* Begin *
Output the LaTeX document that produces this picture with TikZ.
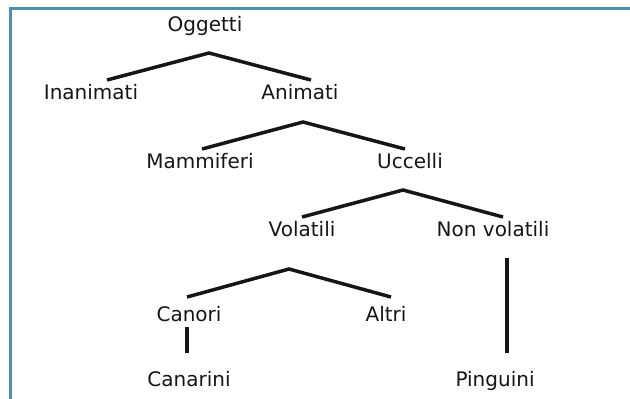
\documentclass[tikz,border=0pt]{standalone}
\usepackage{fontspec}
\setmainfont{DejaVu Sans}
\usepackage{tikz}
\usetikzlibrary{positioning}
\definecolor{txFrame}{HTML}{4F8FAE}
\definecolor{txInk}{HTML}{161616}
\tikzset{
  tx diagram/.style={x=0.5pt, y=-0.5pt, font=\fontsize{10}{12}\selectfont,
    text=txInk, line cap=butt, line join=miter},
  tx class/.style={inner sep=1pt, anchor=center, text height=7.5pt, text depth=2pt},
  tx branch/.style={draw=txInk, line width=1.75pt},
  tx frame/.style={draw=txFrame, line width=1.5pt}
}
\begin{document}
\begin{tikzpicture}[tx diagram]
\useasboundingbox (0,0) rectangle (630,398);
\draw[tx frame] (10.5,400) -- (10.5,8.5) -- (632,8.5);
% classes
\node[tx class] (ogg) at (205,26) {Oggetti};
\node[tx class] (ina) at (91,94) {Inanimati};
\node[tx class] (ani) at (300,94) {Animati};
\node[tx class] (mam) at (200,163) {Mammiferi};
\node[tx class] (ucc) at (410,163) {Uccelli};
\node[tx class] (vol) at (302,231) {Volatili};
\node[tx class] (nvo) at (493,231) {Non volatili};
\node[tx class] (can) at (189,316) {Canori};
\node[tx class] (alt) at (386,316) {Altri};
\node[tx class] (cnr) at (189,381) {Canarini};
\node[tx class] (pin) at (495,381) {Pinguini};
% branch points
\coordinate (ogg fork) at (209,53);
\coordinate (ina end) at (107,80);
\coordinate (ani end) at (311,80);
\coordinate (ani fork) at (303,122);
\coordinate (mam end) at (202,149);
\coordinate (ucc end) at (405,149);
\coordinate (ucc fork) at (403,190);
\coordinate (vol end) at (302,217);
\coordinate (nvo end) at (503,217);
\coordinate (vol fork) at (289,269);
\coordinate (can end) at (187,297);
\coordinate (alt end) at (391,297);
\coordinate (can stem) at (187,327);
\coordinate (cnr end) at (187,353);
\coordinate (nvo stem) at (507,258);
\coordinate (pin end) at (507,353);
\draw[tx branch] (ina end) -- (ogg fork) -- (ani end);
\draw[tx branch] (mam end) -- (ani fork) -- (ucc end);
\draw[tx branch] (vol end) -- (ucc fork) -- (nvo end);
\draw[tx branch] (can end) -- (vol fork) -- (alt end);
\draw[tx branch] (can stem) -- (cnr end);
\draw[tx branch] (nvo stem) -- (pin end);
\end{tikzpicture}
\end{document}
* End *
Copy the data word for word. Pictures do not go in the copy.

Output the LaTeX document that produces this picture with TikZ.
\documentclass[tikz,border=0pt]{standalone}
\usepackage{fontspec}
\setmainfont{DejaVu Sans}
\usepackage{tikz}
\usetikzlibrary{positioning}
\definecolor{txFrame}{HTML}{4F8FAE}
\definecolor{txInk}{HTML}{161616}
\tikzset{
  tx diagram/.style={x=0.5pt, y=-0.5pt, font=\fontsize{10}{12}\selectfont,
    text=txInk, line cap=butt, line join=miter},
  tx class/.style={inner sep=1pt, anchor=center, text height=7.5pt, text depth=2pt},
  tx branch/.style={draw=txInk, line width=1.75pt},
  tx frame/.style={draw=txFrame, line width=1.5pt}
}
\begin{document}
\begin{tikzpicture}[tx diagram]
\useasboundingbox (0,0) rectangle (630,398);
\draw[tx frame] (10.5,400) -- (10.5,8.5) -- (632,8.5);
% classes
\node[tx class] (ogg) at (205,26) {Oggetti};
\node[tx class] (ina) at (91,94) {Inanimati};
\node[tx class] (ani) at (300,94) {Animati};
\node[tx class] (mam) at (200,163) {Mammiferi};
\node[tx class] (ucc) at (410,163) {Uccelli};
\node[tx class] (vol) at (302,231) {Volatili};
\node[tx class] (nvo) at (493,231) {Non volatili};
\node[tx class] (can) at (189,316) {Canori};
\node[tx class] (alt) at (386,316) {Altri};
\node[tx class] (cnr) at (189,381) {Canarini};
\node[tx class] (pin) at (495,381) {Pinguini};
% branch points
\coordinate (ogg fork) at (209,53);
\coordinate (ina end) at (107,80);
\coordinate (ani end) at (311,80);
\coordinate (ani fork) at (303,122);
\coordinate (mam end) at (202,149);
\coordinate (ucc end) at (405,149);
\coordinate (ucc fork) at (403,190);
\coordinate (vol end) at (302,217);
\coordinate (nvo end) at (503,217);
\coordinate (vol fork) at (289,269);
\coordinate (can end) at (187,297);
\coordinate (alt end) at (391,297);
\coordinate (can stem) at (187,327);
\coordinate (cnr end) at (187,353);
\coordinate (nvo stem) at (507,258);
\coordinate (pin end) at (507,353);
\draw[tx branch] (ina end) -- (ogg fork) -- (ani end);
\draw[tx branch] (mam end) -- (ani fork) -- (ucc end);
\draw[tx branch] (vol end) -- (ucc fork) -- (nvo end);
\draw[tx branch] (can end) -- (vol fork) -- (alt end);
\draw[tx branch] (can stem) -- (cnr end);
\draw[tx branch] (nvo stem) -- (pin end);
\end{tikzpicture}
\end{document}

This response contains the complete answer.